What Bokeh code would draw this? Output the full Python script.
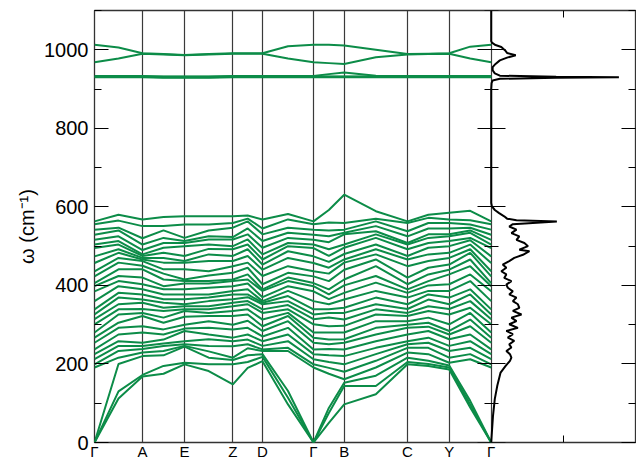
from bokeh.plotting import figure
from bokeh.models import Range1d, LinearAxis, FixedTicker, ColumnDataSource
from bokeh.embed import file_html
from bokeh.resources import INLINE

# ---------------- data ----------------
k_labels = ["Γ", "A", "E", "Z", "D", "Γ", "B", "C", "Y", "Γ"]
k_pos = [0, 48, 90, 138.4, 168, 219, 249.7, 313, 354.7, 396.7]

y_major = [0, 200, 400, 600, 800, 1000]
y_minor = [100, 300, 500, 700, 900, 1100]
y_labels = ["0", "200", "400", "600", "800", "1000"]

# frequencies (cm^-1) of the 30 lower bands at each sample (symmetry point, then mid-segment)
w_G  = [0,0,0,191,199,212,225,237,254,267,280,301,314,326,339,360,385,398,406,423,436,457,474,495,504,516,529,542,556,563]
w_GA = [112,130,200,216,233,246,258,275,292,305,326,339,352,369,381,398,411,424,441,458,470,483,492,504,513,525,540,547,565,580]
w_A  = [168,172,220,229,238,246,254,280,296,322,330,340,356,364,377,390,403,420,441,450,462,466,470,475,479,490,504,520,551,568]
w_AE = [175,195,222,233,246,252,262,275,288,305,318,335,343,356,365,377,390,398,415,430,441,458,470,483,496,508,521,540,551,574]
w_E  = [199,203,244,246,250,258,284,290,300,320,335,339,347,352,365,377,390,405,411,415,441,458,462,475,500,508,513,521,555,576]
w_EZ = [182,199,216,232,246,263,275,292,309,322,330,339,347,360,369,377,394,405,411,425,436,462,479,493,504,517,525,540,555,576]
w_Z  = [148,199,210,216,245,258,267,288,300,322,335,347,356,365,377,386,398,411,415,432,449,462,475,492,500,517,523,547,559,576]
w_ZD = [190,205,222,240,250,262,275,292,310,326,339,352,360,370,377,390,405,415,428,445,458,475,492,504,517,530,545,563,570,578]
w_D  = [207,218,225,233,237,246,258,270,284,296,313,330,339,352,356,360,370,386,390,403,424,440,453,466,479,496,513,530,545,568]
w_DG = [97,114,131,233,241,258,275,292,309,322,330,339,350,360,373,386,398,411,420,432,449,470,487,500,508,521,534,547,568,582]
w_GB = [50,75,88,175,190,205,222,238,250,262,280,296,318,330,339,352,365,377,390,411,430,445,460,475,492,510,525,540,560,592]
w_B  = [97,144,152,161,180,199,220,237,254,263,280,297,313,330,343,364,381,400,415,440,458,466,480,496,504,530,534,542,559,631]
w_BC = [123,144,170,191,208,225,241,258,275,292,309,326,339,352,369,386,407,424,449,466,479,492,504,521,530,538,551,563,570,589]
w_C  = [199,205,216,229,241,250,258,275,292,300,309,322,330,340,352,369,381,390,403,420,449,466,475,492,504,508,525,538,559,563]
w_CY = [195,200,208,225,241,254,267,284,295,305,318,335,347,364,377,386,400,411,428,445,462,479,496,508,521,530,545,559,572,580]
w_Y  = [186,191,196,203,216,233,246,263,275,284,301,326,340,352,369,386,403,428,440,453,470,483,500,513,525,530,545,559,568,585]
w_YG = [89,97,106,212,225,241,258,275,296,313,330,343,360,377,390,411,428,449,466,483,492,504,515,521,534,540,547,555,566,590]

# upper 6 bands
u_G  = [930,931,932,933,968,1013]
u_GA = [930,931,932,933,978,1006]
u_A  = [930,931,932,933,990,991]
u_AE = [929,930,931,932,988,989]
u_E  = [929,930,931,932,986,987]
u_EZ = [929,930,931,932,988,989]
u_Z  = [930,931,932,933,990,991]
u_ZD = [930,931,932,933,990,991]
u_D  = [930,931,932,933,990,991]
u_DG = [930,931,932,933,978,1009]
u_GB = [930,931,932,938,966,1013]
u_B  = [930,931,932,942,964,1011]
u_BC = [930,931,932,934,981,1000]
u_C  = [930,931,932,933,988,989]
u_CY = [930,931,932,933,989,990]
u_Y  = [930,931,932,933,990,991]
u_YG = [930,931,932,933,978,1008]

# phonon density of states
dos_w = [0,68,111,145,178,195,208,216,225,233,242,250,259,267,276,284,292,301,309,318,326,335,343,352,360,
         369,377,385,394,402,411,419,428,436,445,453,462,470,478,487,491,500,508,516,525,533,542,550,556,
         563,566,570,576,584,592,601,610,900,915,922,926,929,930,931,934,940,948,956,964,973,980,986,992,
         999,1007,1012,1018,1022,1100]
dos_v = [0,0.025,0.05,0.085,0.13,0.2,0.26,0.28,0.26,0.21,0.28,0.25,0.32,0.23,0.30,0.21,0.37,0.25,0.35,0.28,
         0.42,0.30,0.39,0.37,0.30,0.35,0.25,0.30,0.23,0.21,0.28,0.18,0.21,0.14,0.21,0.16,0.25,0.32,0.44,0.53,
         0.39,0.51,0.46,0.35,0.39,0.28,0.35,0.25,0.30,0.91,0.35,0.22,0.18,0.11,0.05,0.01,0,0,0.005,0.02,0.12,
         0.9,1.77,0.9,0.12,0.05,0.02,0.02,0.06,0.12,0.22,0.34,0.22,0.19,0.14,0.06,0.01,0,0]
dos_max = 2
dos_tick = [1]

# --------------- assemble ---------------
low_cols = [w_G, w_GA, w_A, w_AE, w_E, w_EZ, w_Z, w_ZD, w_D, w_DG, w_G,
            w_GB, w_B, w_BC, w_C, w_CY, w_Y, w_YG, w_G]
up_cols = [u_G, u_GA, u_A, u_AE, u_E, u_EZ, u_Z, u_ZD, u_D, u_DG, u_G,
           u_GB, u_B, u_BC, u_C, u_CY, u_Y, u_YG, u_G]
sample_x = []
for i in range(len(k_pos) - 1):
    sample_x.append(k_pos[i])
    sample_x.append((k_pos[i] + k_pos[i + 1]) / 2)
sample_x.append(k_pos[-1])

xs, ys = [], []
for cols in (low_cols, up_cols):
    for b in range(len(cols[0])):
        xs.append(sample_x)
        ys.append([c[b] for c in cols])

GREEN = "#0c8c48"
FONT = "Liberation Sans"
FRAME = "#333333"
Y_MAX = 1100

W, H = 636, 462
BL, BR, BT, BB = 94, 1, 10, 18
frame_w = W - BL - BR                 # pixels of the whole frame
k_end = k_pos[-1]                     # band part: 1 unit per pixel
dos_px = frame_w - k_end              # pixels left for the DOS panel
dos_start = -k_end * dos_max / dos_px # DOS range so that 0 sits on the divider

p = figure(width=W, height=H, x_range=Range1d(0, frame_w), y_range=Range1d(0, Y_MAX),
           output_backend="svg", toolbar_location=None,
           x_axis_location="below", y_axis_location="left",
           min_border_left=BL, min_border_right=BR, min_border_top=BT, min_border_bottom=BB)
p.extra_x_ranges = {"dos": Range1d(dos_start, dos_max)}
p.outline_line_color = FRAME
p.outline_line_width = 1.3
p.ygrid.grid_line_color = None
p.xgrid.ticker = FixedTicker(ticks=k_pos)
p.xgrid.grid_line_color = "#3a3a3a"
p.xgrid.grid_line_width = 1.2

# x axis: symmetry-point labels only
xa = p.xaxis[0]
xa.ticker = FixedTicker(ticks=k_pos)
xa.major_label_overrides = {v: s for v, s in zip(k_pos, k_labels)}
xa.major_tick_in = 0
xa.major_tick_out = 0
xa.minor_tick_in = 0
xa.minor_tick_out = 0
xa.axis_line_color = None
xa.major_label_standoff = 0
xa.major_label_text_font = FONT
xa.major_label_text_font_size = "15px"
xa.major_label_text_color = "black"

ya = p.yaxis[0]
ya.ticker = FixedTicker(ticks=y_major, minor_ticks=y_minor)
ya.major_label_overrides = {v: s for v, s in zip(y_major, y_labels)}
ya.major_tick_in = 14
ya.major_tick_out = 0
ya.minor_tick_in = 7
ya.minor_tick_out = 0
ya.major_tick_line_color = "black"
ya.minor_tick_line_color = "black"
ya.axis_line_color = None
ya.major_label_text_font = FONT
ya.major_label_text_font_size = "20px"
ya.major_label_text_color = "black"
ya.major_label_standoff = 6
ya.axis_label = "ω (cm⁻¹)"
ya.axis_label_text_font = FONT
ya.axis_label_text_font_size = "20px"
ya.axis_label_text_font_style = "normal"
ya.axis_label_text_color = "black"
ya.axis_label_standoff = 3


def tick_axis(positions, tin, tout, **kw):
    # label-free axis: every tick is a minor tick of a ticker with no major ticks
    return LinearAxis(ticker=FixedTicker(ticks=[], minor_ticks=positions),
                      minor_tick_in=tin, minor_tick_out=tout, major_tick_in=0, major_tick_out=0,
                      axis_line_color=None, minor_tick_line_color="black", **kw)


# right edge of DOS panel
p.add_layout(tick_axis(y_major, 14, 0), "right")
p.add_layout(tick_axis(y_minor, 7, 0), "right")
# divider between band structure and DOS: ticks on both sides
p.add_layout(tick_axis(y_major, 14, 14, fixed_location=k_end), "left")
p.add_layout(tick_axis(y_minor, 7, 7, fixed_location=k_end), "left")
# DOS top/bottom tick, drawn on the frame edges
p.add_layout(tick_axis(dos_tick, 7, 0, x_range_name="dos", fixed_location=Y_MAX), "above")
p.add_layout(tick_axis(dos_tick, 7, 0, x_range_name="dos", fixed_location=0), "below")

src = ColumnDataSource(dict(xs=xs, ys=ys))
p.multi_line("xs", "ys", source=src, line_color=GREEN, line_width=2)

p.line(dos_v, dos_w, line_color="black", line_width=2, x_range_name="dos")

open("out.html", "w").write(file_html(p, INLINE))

What you have to do:
Reproduce exactly the run of lines that opens the listing and closes with the line holding "from bokeh.resources import INLINE". Pictures are excluded.

Reply:
What Bokeh code would draw this? Output the full Python script.
from bokeh.plotting import figure
from bokeh.models import Range1d, LinearAxis, FixedTicker, ColumnDataSource
from bokeh.embed import file_html
from bokeh.resources import INLINE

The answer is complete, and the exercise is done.